I will not criticize Ricci or any other local dude or dudette who merely travels their own “Righteous Path/s”. I will say that even some local media (yes you! WTNH “news” channel 8 at 11) have acted very badly by using this case as a platform for right-wing anti-Stotomayor clap trap.
When I talk about uncaring powers-that-be I am not including NAACP. media and national politicians don’t seem to gave a flying f*ck about who this affects at the local level.
Ricci is rediculous. He is a member of a class of people that must accept that they are going to have to settle for second class citizenship. The constitution doesn’t apply to his race or gender and he needs to accept that or get out of this country.
bmaz is right that Ricci should neither be paraded nor berated–Ricci is off the record. But bmaz is wrong when he says that the Ricci case “is about a testing process for the promotion of firefighters in New Haven.”

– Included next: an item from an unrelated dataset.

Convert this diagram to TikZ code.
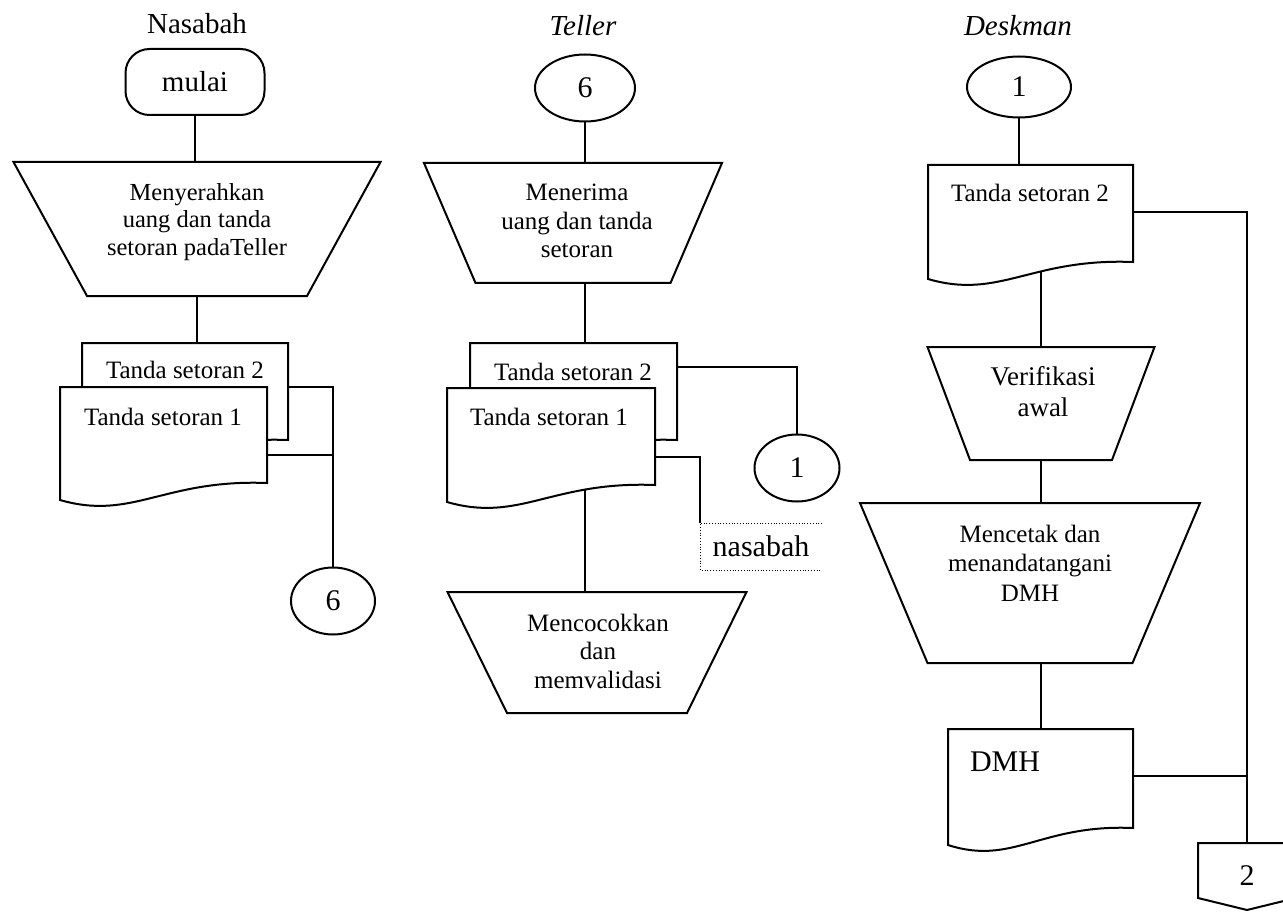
\documentclass[tikz,border=0pt]{standalone}
\usepackage{fontspec}
\setmainfont{Liberation Serif}
\usetikzlibrary{shapes.geometric,calc}
\pgfdeclarelayer{bg}
\pgfsetlayers{bg,main}

\tikzset{
  every node/.style={inner sep=0pt, outer sep=0pt},
  outline/.style={draw, line width=2pt, fill=white, line join=miter},
  txt/.style={align=center, font=\fontsize{25}{28.5}\selectfont},
  title/.style={font=\fontsize{29}{34}\selectfont},
  onpage/.style={ellipse, outline, font=\fontsize{30}{34}\selectfont},
  terminal/.style={rectangle, rounded corners=24pt, outline, font=\fontsize{29}{34}\selectfont},
  conn/.style={draw, line width=2pt},
}

% manual-operation trapezium: name, centre x, top y, top width, bottom width, height
\newcommand\FlowTrap[6]{%
  \node[rectangle, draw=none, minimum width=#4pt, minimum height=#6pt, anchor=north] (#1) at (#2,#3) {};
  \path[outline] (#1.north west) -- (#1.north east)
    -- ($(#1.south east)+({-(#4-#5)/2},0)$)
    -- ($(#1.south west)+({(#4-#5)/2},0)$) -- cycle;
}
% document symbol: name, left x, top y, width, height down to the right-hand bottom corner
\newcommand\FlowDoc[5]{%
  \node[rectangle, draw=none, minimum width=#4pt, minimum height=#5pt, anchor=north west] (#1) at (#2,#3) {};
  \path[outline] (#1.south east) -- (#1.north east) -- (#1.north west)
    -- ($(#1.south west)+(0,17)$)
    .. controls ($(#1.south west)+({0.35*#4},38)$) and ($(#1.south east)+({-0.5*#4},-4)$) .. (#1.south east) -- cycle;
}

\begin{document}
\begin{tikzpicture}[x=1pt, y=-1pt]
\useasboundingbox (0,0) rectangle (1283,912);
\begin{pgfonlayer}{bg}
  \fill[white] (0,0) rectangle (1283,912);
\end{pgfonlayer}

% ---------- lane titles ----------
\node[title] (tN) at (197,24) {Nasabah};
\node[title] (tT) at (583,26) {\itshape Teller};
\node[title] (tD) at (1018,26) {\itshape Deskman};

% ---------- Nasabah ----------
\node[terminal, minimum width=139pt, minimum height=66pt] (mulai) at (195,82) {mulai};
\FlowTrap{trapN}{197}{162}{367}{220}{134}
\node[txt, font=\fontsize{24.5}{27.5}\selectfont] (trapNt) at (197,222) {Menyerahkan\\uang dan tanda\\setoran padaTeller};
\FlowDoc{docN2}{82}{343}{206}{97}
\FlowDoc{docN1}{60}{387}{207}{96}
\node[txt] (docN2t) at (185,370) {Tanda setoran 2};
\node[txt] (docN1t) at (163,417) {Tanda setoran 1};
\node[onpage, minimum width=84pt, minimum height=67pt] (conN6) at (333,601) {6};

% ---------- Teller ----------
\node[onpage, minimum width=100pt, minimum height=67pt] (conT6) at (585,88) {6};
\FlowTrap{trapT}{573}{163}{298}{195}{120}
\node[txt] (trapTt) at (577,221) {Menerima\\uang dan tanda\\setoran};
\FlowDoc{docT2}{470}{343}{207}{97}
\FlowDoc{docT1}{447}{388}{208}{97}
\node[txt] (docT2t) at (573,372) {Tanda setoran 2};
\node[txt] (docT1t) at (549,417) {Tanda setoran 1};
\node[onpage, minimum width=85pt, minimum height=67pt] (conT1) at (797,468) {1};
\node[rectangle, minimum width=122pt, minimum height=47pt, anchor=north west,
      font=\fontsize{30}{34}\selectfont] (nsb) at (700,523) {nasabah};
\draw[line width=0.8pt, dotted] (nsb.north east) -- (nsb.north west) -- (nsb.south west) -- (nsb.south east);
\FlowTrap{trapT2}{597}{592}{299}{180}{121}
\node[txt] (trapT2t) at (598,651) {Mencocokkan\\dan\\memvalidasi};

% ---------- Deskman ----------
\node[onpage, minimum width=104pt, minimum height=61pt] (conD1) at (1019,87) {1};
\FlowDoc{docD}{928}{165}{205}{97}
\node[txt] (docDt) at (1030,193) {Tanda setoran 2};
\FlowTrap{trapD1}{1041}{347}{227}{142}{113}
\node[txt, font=\fontsize{27}{31}\selectfont] (trapD1t) at (1043,392) {Verifikasi\\awal};
\FlowTrap{trapD2}{1030}{503}{340}{205}{160}
\node[txt, font=\fontsize{25}{29.5}\selectfont] (trapD2t) at (1030,563) {Mencetak dan\\menandatangani\\DMH};
\FlowDoc{docDMH}{948}{729}{185}{99}
\node[txt, font=\fontsize{30}{34}\selectfont] (docDMHt) at (1005,762) {DMH};
\node[rectangle, draw=none, minimum width=98pt, minimum height=67pt, anchor=north] (offD) at (1247,843) {};
\path[outline] (offD.north west) -- (offD.north east) -- ($(offD.north east)+(0,55)$)
  -- (offD.south) -- ($(offD.north west)+(0,55)$) -- cycle;
\node[font=\fontsize{30}{34}\selectfont] (offDt) at (1247,876) {2};

% ---------- connectors (behind the symbols) ----------
\begin{pgfonlayer}{bg}
  % Nasabah
  \draw[conn] (mulai.south) -- (mulai.south |- trapN.north);
  \draw[conn] (trapN.south) -- (trapN.south |- docN2.north);
  \coordinate (jN2) at ($(docN2.north east)+(0,44)$);
  \coordinate (jN1) at ($(docN1.north east)+(0,68)$);
  \draw[conn] (jN2) -| (conN6.north);
  \draw[conn] (jN1) -- (jN1 -| conN6.north);
  % Teller
  \draw[conn] (conT6.south) -- (conT6.south |- trapT.north);
  \draw[conn] (conT6.south |- trapT.south) -- (conT6.south |- docT2.north);
  \coordinate (jT2) at ($(docT2.north east)+(0,24)$);
  \coordinate (jT1) at ($(docT1.north east)+(0,69)$);
  \draw[conn] (jT2) -| (conT1.north);
  \draw[conn] (jT1) -| (nsb.north west);
  \draw[conn] (conT6.south |- docT1.south) -- (conT6.south |- trapT2.north);
  % Deskman
  \draw[conn] (conD1.south) -- (conD1.south |- docD.north);
  \coordinate (jD) at ($(docD.north east)+(0,47)$);
  \coordinate (jM) at ($(docDMH.north east)+(0,47)$);
  \draw[conn] (jD) -| (offD.north);
  \draw[conn] (jM) -- (jM -| offD.north);
  \draw[conn] (trapD1.north |- docD.south) -- (trapD1.north);
  \draw[conn] (trapD1.south) -- (trapD1.south |- trapD2.north);
  \draw[conn] (trapD1.south |- trapD2.south) -- (trapD1.south |- docDMH.north);
\end{pgfonlayer}
\end{tikzpicture}
\end{document}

Absolutely not: just as it’s not about Frank Ricci neither is it about
a testing process. It is about judging disparate impact under the purview of Title VII. Sotomayor along with 4 High Court Justices would agree that
EEOC standards, following stare decisis in the appellate courts, ought to be recognized and upheld until Congress decides to amend the law. That’s called
judicial conservatism. What Kennedy et al. produced is a decision based upon sympathetic feelings for poor Mr. Ricci that colored their decision against precedent and for judicial activism.